Electricity is now returning. Battery development has been slow but is accelerating. For the moment, to compete with conventional vehicles, electric motors are supplemented by a heat engine either in parallel or as a battery charger to provide supplementary power and range. However, there is little doubt that continued battery development allied to a complete network of chargers will, perhaps in twenty-five years or so, see out the heat engine, at least in the countries able to provide reasonably low-cost electricity, preferably non-thermal) and a charging infrastructure. However, the poorer countries will continue to depend on it for the foreseeable future, hopefully in vehicles designed for their use rather than the secondhand ones that are common now..

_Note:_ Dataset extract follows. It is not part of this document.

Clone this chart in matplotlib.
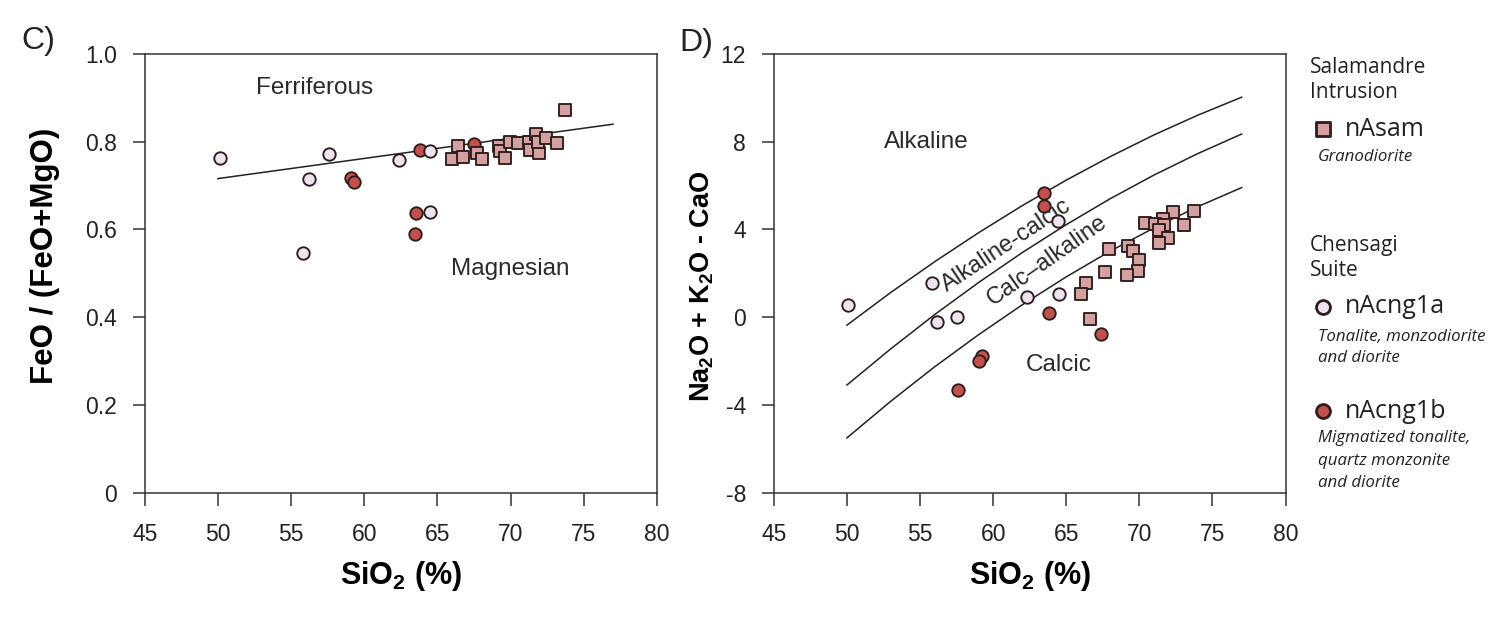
import numpy as np
import matplotlib
matplotlib.use('Agg')
import matplotlib.pyplot as plt

plt.rcParams['font.family'] = ['Liberation Sans', 'DejaVu Sans']
plt.rcParams['mathtext.fontset'] = 'custom'
plt.rcParams['mathtext.rm'] = 'Liberation Sans:bold'
plt.rcParams['mathtext.bf'] = 'Liberation Sans:bold'
plt.rcParams['mathtext.default'] = 'rm'
plt.rcParams['axes.unicode_minus'] = False

# ---- panel C : FeO/(FeO+MgO) vs SiO2
c_sam_si = [73.74, 66.39, 66.02, 66.73, 67.73, 68.05, 69.21, 69.28, 69.64, 69.96,
            70.49, 71.26, 71.35, 71.76, 71.97, 71.90, 72.42, 73.15]
c_sam_fe = [0.873, 0.791, 0.761, 0.766, 0.774, 0.760, 0.790, 0.779, 0.763, 0.800,
            0.796, 0.799, 0.781, 0.817, 0.774, 0.799, 0.809, 0.796]
c_1a_si = [50.14, 57.61, 56.20, 55.84, 62.38, 64.52, 64.52]
c_1a_fe = [0.764, 0.772, 0.714, 0.547, 0.758, 0.780, 0.640]
c_1b_si = [59.12, 59.32, 63.79, 63.51, 63.47, 67.48]
c_1b_fe = [0.718, 0.708, 0.781, 0.637, 0.589, 0.794]
fe_line_x = [50, 77]
fe_line_y = [0.716, 0.840]

# ---- panel D : MALI vs SiO2
d_sam_si = [73.72, 72.28, 71.64, 70.39, 71.07, 71.71, 73.08, 71.35, 71.94, 71.32,
            67.95, 69.20, 69.59, 70.00, 69.93, 69.16, 67.68, 66.33, 65.99, 66.65]
d_sam_mali = [4.83, 4.81, 4.46, 4.28, 4.25, 4.20, 4.19, 3.98, 3.61, 3.40,
              3.12, 3.26, 3.00, 2.61, 2.12, 1.91, 2.05, 1.56, 1.04, -0.10]
d_1a_si = [50.10, 55.84, 56.14, 57.51, 64.46, 62.32, 64.53]
d_1a_mali = [0.56, 1.57, -0.20, 0.02, 4.39, 0.94, 1.06]
d_1b_si = [63.50, 63.46, 63.80, 67.36, 59.22, 59.06, 57.58]
d_1b_mali = [5.68, 5.07, 0.18, -0.75, -1.75, -1.98, -3.32]

mali_x = [50, 53, 56, 59, 62, 65, 68, 71, 74, 77]
alk_alkcalc = [-0.36, 1.13, 2.53, 3.85, 5.09, 6.25, 7.32, 8.31, 9.21, 10.03]
alkcalc_calcalk = [-3.09, -1.44, 0.12, 1.58, 2.95, 4.22, 5.40, 6.48, 7.46, 8.35]
calcalk_calcic = [-5.50, -3.83, -2.26, -0.80, 0.57, 1.84, 3.01, 4.07, 5.04, 5.91]

col_sam = '#d4a0a0'
col_1a = '#ece4ee'
col_1b = '#c2514d'
edge = '#2e1c1c'
spine = '#333333'
txt = '#2a2a2a'

fig = plt.figure(figsize=(15, 6.36), dpi=100)
ax1 = fig.add_axes([0.0965, 0.2253, 0.3414, 0.6898])
ax2 = fig.add_axes([0.5159, 0.2253, 0.3411, 0.6898])


def style(ax):
    for s in ax.spines.values():
        s.set_color(spine)
        s.set_linewidth(1.1)
    ax.tick_params(direction='out', length=9, width=1.1, color=spine,
                   labelsize=16.5, labelcolor='#222222')
    ax.tick_params(axis='y', pad=11)
    ax.tick_params(axis='x', pad=13)
    ax.set_xlim(45, 80)
    ax.set_xticks([45, 50, 55, 60, 65, 70, 75, 80])


def points(ax, xs, ys, marker, fc, z):
    ax.scatter(xs, ys, s=80, marker=marker, facecolor=fc, edgecolor=edge,
               linewidth=1.35, zorder=z)


# panel C
ax1.plot(fe_line_x, fe_line_y, color='#222222', lw=1.1, zorder=1)
points(ax1, c_1b_si, c_1b_fe, 'o', col_1b, 3)
points(ax1, c_1a_si, c_1a_fe, 'o', col_1a, 4)
points(ax1, c_sam_si, c_sam_fe, 's', col_sam, 5)
style(ax1)
ax1.set_ylim(0, 1.0)
ax1.set_yticks([0, 0.2, 0.4, 0.6, 0.8, 1.0])
ax1.set_yticklabels(['0', '0.2', '0.4', '0.6', '0.8', '1.0'])
ax1.set_xlabel('SiO$_2$ (%)', fontsize=22, fontweight='bold')
ax1.xaxis.set_label_coords(0.5, -0.152)
ax1.set_ylabel('FeO / (FeO+MgO)', fontsize=22.5, fontweight='bold')
ax1.yaxis.set_label_coords(-0.165, 0.54)
ax1.text(56.6, 0.922, 'Ferriferous', fontsize=17.5, color=txt, ha='center', va='center')
ax1.text(69.96, 0.511, 'Magnesian', fontsize=17.5, color=txt, ha='center', va='center')

# panel D
for curve in [alk_alkcalc, alkcalc_calcalk, calcalk_calcic]:
    ax2.plot(mali_x, curve, color='#222222', lw=1.1, zorder=1)
points(ax2, d_1b_si, d_1b_mali, 'o', col_1b, 3)
points(ax2, d_1a_si, d_1a_mali, 'o', col_1a, 4)
points(ax2, d_sam_si, d_sam_mali, 's', col_sam, 5)
style(ax2)
ax2.set_ylim(-8, 12)
ax2.set_yticks([-8, -4, 0, 4, 8, 12])
ax2.set_xlabel('SiO$_2$ (%)', fontsize=22, fontweight='bold')
ax2.xaxis.set_label_coords(0.5, -0.152)
ax2.set_ylabel('Na$_2$O + K$_2$O - CaO', fontsize=19.5, fontweight='bold')
ax2.yaxis.set_label_coords(-0.113, 0.47)
ax2.text(55.4, 8.0, 'Alkaline', fontsize=17.5, color=txt, ha='center', va='center')
ax2.text(64.5, -2.18, 'Calcic', fontsize=17.5, color=txt, ha='center', va='center')
ax2.text(60.9, 3.25, 'Alkaline-calcic', fontsize=17, color=txt, ha='center',
         va='center', rotation=33.5, rotation_mode='anchor')
ax2.text(63.72, 2.57, 'Calc\u2013alkaline', fontsize=17, color=txt, ha='center',
         va='center', rotation=35, rotation_mode='anchor')

# panel letters
fig.text(38 / 1500, 1 - 41 / 636, 'C)', fontsize=23, ha='center', va='center', color='#222222')
fig.text(696 / 1500, 1 - 43 / 636, 'D)', fontsize=23, ha='center', va='center', color='#222222')

# legend drawn in pixel coordinates
lg = fig.add_axes([0, 0, 1, 1], zorder=-1)
lg.set_xlim(0, 1500)
lg.set_ylim(636, 0)
lg.axis('off')
lf = ['Open Sans', 'DejaVu Sans']
head = dict(fontsize=15, family=lf, color='#222222', va='center', ha='left')
name = dict(fontsize=18, family=lf, color='#222222', va='center', ha='left')
desc = dict(fontsize=12.2, family=lf, style='italic', color='#222222', va='center', ha='left')

lg.text(1310, 67.5, 'Salamandre', **head)
lg.text(1310, 93, 'Intrusion', **head)
lg.scatter([1322.7], [129.3], s=110, marker='s', facecolor=col_sam, edgecolor=edge, linewidth=2.0)
lg.text(1345, 129.3, 'nAsam', **name)
lg.text(1318, 157, 'Granodiorite', **desc)

lg.text(1310, 245.7, 'Chensagi', **head)
lg.text(1310, 270, 'Suite', **head)
lg.scatter([1323.3], [306.7], s=100, marker='o', facecolor=col_1a, edgecolor=edge, linewidth=2.0)
lg.text(1345, 306.7, 'nAcng1a', **name)
lg.text(1318, 336.7, 'Tonalite, monzodiorite', **desc)
lg.text(1318, 358, 'and diorite', **desc)

lg.scatter([1323.3], [411], s=100, marker='o', facecolor=col_1b, edgecolor=edge, linewidth=2.0)
lg.text(1345, 411, 'nAcng1b', **name)
lg.text(1318, 438, 'Migmatized tonalite,', **desc)
lg.text(1318, 460.7, 'quartz monzonite', **desc)
lg.text(1318, 482.7, 'and diorite', **desc)

fig.savefig('out.png', dpi=100)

. As cleaner and renewable sources of energy provide a greater share of electric power it will come again to dominate as a mobile power source in urban areas. Tramways are proliferating in the richer countries, providing more comfortable and faster urban transport when separated from traffic. Electric buses are becoming popular with the development of rapid-charging installations at one or both termini. Hybrid buses provide an interim solution on dense urban routes where diesel engines are inefficient. Interest is growing in trolley buses, but their lack of system-wide flexibility and proliferation of overhead wires make hybrid buses more cost-effective while we wait for fully electric buses. Finally electric bikes contribute to the mobility of suburban commuters and at the same time the health of those older and less fit.

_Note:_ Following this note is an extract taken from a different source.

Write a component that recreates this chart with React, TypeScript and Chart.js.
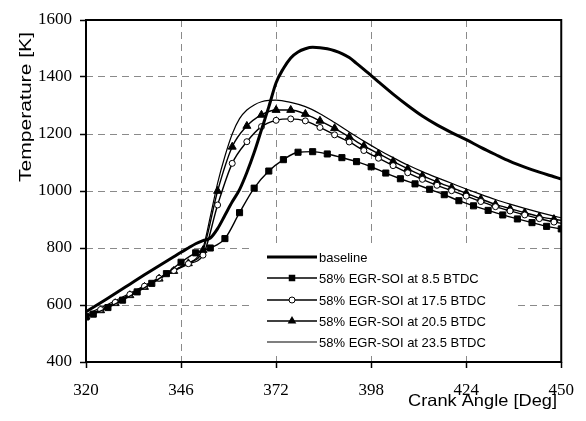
import React, { useEffect, useRef } from "react";
import { Chart, registerables } from "chart.js";

Chart.register(...registerables);

// ---------- data ----------
const xTicks = [320, 346, 372, 398, 424, 450];
const yTicks = [400, 600, 800, 1000, 1200, 1400, 1600];

const seriesLabels = [
  "baseline",
  "58% EGR-SOI at 8.5 BTDC",
  "58% EGR-SOI at 17.5 BTDC",
  "58% EGR-SOI at 20.5 BTDC",
  "58% EGR-SOI at 23.5 BTDC",
];

const baselineAngles = [320, 324, 328, 332, 336, 340, 344, 346, 348, 350, 352, 354, 356, 358, 360, 362, 364, 366, 368, 370, 372, 374, 376, 378, 380, 382, 384, 386, 388, 390, 392, 394, 396, 398, 400, 404, 408, 412, 416, 420, 424, 428, 432, 436, 440, 444, 448, 450];
const baselineTemps = [576, 608, 640, 673, 706, 738, 769, 785, 800, 815, 826, 835, 868, 915, 962, 1005, 1065, 1135, 1215, 1295, 1380, 1430, 1467, 1488, 1499, 1504, 1503, 1499, 1492, 1482, 1468, 1448, 1427, 1405, 1383, 1340, 1300, 1263, 1232, 1205, 1180, 1153, 1128, 1104, 1084, 1066, 1050, 1042];

const soi85Angles = [320, 322, 326, 330, 334, 338, 342, 346, 350, 354, 358, 362, 366, 370, 374, 378, 382, 386, 390, 394, 398, 402, 406, 410, 414, 418, 422, 426, 430, 434, 438, 442, 446, 450];
const soi85Temps = [558, 568, 591, 617, 646, 676, 710, 750, 783, 800, 833, 924, 1010, 1070, 1110, 1136, 1138, 1130, 1117, 1103, 1085, 1063, 1043, 1025, 1006, 987, 966, 948, 932, 916, 902, 889, 876, 867];

const markerAngles = [320, 324, 328, 332, 336, 340, 344, 348, 352, 356, 360, 364, 368, 372, 376, 380, 384, 388, 392, 396, 400, 404, 408, 412, 416, 420, 424, 428, 432, 436, 440, 444, 448, 450];
const soi175Temps = [562, 584, 609, 637, 666, 694, 721, 745, 775, 951, 1097, 1173, 1226, 1248, 1253, 1246, 1223, 1197, 1172, 1142, 1115, 1089, 1064, 1041, 1020, 1001, 982, 963, 945, 930, 916, 903, 891, 887];
const soi205Temps = [559, 581, 606, 634, 663, 692, 719, 746, 792, 1000, 1155, 1228, 1267, 1284, 1284, 1270, 1246, 1220, 1190, 1158, 1131, 1104, 1078, 1054, 1032, 1012, 992, 972, 953, 938, 924, 910, 901, 897];

const soi235Angles = [320, 328, 336, 344, 348, 350, 352, 354, 356, 358, 360, 362, 364, 366, 368, 370, 372, 376, 380, 384, 388, 392, 396, 400, 404, 408, 412, 416, 420, 424, 428, 432, 436, 440, 444, 448, 450];
const soi235Temps = [566, 615, 668, 722, 748, 762, 800, 910, 1028, 1122, 1200, 1254, 1284, 1302, 1313, 1318, 1319, 1311, 1296, 1271, 1240, 1207, 1175, 1145, 1117, 1091, 1068, 1047, 1027, 1007, 988, 970, 954, 939, 925, 912, 906];

const toPoints = (xs: number[], ys: number[]) => xs.map((x, i) => ({ x, y: ys[i] }));

// draw text stretched along its direction to a target length
const fitText = (
  ctx: CanvasRenderingContext2D,
  text: string,
  targetWidth: number
) => {
  const w = ctx.measureText(text).width;
  const k = targetWidth / w;
  ctx.scale(k, 1);
  ctx.fillText(text, 0, 0);
};

// ---------- plugins ----------
const legendPlugin = {
  id: "inlineLegend",
  beforeDatasetsDraw(chart: any) {
    const ctx = chart.ctx as CanvasRenderingContext2D;
    ctx.save();
    ctx.fillStyle = "#ffffff";
    ctx.fillRect(251, 244, 262, 108);
    const x0 = 267;
    const x1 = 317;
    const rows = [257, 278, 300, 321, 342];
    chart.data.datasets.forEach((ds: any, i: number) => {
      const y = rows[i];
      ctx.strokeStyle = "#000";
      ctx.lineWidth = ds.borderWidth;
      ctx.beginPath();
      ctx.moveTo(x0, y);
      ctx.lineTo(x1, y);
      ctx.stroke();
      const cx = (x0 + x1) / 2;
      const style = ds.pointStyle;
      const r = ds.legendRadius || 0;
      ctx.lineWidth = 1;
      if (r > 0) {
        ctx.beginPath();
        if (style === "rect") {
          const s = r * Math.SQRT1_2;
          ctx.rect(cx - s, y - s, 2 * s, 2 * s);
          ctx.fillStyle = "#000";
          ctx.fill();
        } else if (style === "circle") {
          ctx.arc(cx, y, r, 0, Math.PI * 2);
          ctx.fillStyle = "#fff";
          ctx.fill();
          ctx.stroke();
        } else if (style === "triangle") {
          ctx.moveTo(cx, y - r);
          ctx.lineTo(cx + r * 0.866, y + r / 2);
          ctx.lineTo(cx - r * 0.866, y + r / 2);
          ctx.closePath();
          ctx.fillStyle = "#000";
          ctx.fill();
        }
      }
      ctx.fillStyle = "#000";
      ctx.font = "13px Liberation Sans, Arial, sans-serif";
      ctx.textBaseline = "middle";
      ctx.textAlign = "left";
      ctx.fillText(ds.label, 319, y + 1);
    });
    ctx.restore();
  },
};

const framePlugin = {
  id: "frameAndTitles",
  afterDatasetsDraw(chart: any) {
    const ctx = chart.ctx as CanvasRenderingContext2D;
    const a = chart.chartArea;
    ctx.save();
    ctx.strokeStyle = "#000";
    ctx.lineWidth = 2;
    ctx.strokeRect(a.left, a.top, a.right - a.left, a.bottom - a.top);
    ctx.fillStyle = "#000";
    ctx.font = "16.5px Liberation Sans, Arial, sans-serif";
    ctx.textBaseline = "middle";
    ctx.textAlign = "left";
    ctx.save();
    ctx.translate(408, 401);
    fitText(ctx, "Crank Angle [Deg]", 149);
    ctx.restore();
    ctx.save();
    ctx.translate(26, 182);
    ctx.rotate(-Math.PI / 2);
    fitText(ctx, "Temperature [K]", 150);
    ctx.restore();
    ctx.restore();
  },
};

export default function App() {
  const ref = useRef<HTMLCanvasElement | null>(null);

  useEffect(() => {
    if (!ref.current) return;
    const showSquare = (c: any) => {
      const x = c.raw ? c.raw.x : 0;
      return x === 320 || x % 4 === 2 ? 4.3 : 0;
    };
    const every4 = (r: number) => (c: any) => {
      const x = c.raw ? c.raw.x : 0;
      return x % 4 === 0 ? r : 0;
    };
    const serifFamily = "Liberation Serif, Times New Roman, Times, DejaVu Serif, serif";
    const chart = new Chart(ref.current, {
      type: "line",
      data: {
        datasets: [
          {
            label: seriesLabels[0],
            data: toPoints(baselineAngles, baselineTemps),
            borderColor: "#000",
            borderWidth: 3,
            pointRadius: 0,
            cubicInterpolationMode: "monotone",
            legendRadius: 0,
          } as any,
          {
            label: seriesLabels[1],
            data: toPoints(soi85Angles, soi85Temps),
            borderColor: "#000",
            borderWidth: 1.4,
            pointStyle: "rect",
            pointRadius: showSquare,
            pointBackgroundColor: "#000",
            pointBorderColor: "#000",
            pointBorderWidth: 1,
            cubicInterpolationMode: "monotone",
            legendRadius: 4.6,
          } as any,
          {
            label: seriesLabels[2],
            data: toPoints(markerAngles, soi175Temps),
            borderColor: "#000",
            borderWidth: 1.4,
            pointStyle: "circle",
            pointRadius: every4(3),
            pointBackgroundColor: "#fff",
            pointBorderColor: "#000",
            pointBorderWidth: 1,
            cubicInterpolationMode: "monotone",
            legendRadius: 3,
          } as any,
          {
            label: seriesLabels[3],
            data: toPoints(markerAngles, soi205Temps),
            borderColor: "#000",
            borderWidth: 1.4,
            pointStyle: "triangle",
            pointRadius: every4(4.6),
            pointBackgroundColor: "#000",
            pointBorderColor: "#000",
            pointBorderWidth: 1,
            cubicInterpolationMode: "monotone",
            legendRadius: 5,
          } as any,
          {
            label: seriesLabels[4],
            data: toPoints(soi235Angles, soi235Temps),
            borderColor: "#000",
            borderWidth: 1.2,
            pointRadius: 0,
            cubicInterpolationMode: "monotone",
            legendRadius: 0,
          } as any,
        ],
      },
      options: {
        animation: false,
        responsive: true,
        maintainAspectRatio: false,
        devicePixelRatio: 1,
        layout: { padding: { left: 0, top: 20, right: 22, bottom: 0 } },
        plugins: {
          legend: { display: false },
          tooltip: { enabled: false },
          title: { display: false },
        },
        scales: {
          x: {
            type: "linear",
            min: 320,
            max: 450,
            afterBuildTicks: (s: any) => {
              s.ticks = xTicks.map((v) => ({ value: v }));
            },
            afterFit: (s: any) => {
              s.height = 59;
            },
            grid: {
              color: (c: any) =>
                c.tick && (c.tick.value === xTicks[0] || c.tick.value === xTicks[xTicks.length - 1])
                  ? "rgba(0,0,0,0)"
                  : "#8a8a8a",
              lineWidth: 1,
              drawTicks: true,
              tickLength: 6,
              tickColor: "#000",
              tickWidth: 1.5,
            },
            border: { display: false, dash: [7, 5] },
            ticks: {
              color: "#000",
              font: { family: serifFamily, size: 17 },
              padding: 12,
              maxRotation: 0,
              autoSkip: false,
              callback: (v: any) => String(v),
            },
          },
          y: {
            type: "linear",
            min: 400,
            max: 1600,
            afterBuildTicks: (s: any) => {
              s.ticks = yTicks.map((v) => ({ value: v }));
            },
            afterFit: (s: any) => {
              s.width = 86;
            },
            grid: {
              color: (c: any) =>
                c.tick && (c.tick.value === yTicks[0] || c.tick.value === yTicks[yTicks.length - 1])
                  ? "rgba(0,0,0,0)"
                  : "#8a8a8a",
              lineWidth: 1,
              drawTicks: true,
              tickLength: 6,
              tickColor: "#000",
              tickWidth: 1.5,
            },
            border: { display: false, dash: [7, 5] },
            ticks: {
              color: "#000",
              font: { family: serifFamily, size: 17 },
              padding: 8,
              autoSkip: false,
              callback: (v: any) => String(v),
            },
          },
        },
      },
      plugins: [legendPlugin, framePlugin],
    } as any);
    return () => chart.destroy();
  }, []);

  return (
    <div style={{ position: "fixed", left: 0, top: 0, width: 586, height: 421, background: "#fff" }}>
      <canvas ref={ref} />
    </div>
  );
}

Small electric motors with rechargeable batteries have enormous potential in poorer countries where light vehicles operating over short distances and cheap to buy and run and of above all non-polluting are needed for passenger and goods transport in the enormous cities. In Chinese cities electric bikes and light goods carriers are already numerous. Older vehicles are even been retrofitted, providing an interesting path for small enterprise development. The positive impact on air pollution and global warming will be considerable as their use spreads to other developing countries. The transition will be long and will need considerable help. We should now, at the very least, stop putting pressure on poor countries to reduce vehicle emissions. We caused the problem: why should they pay?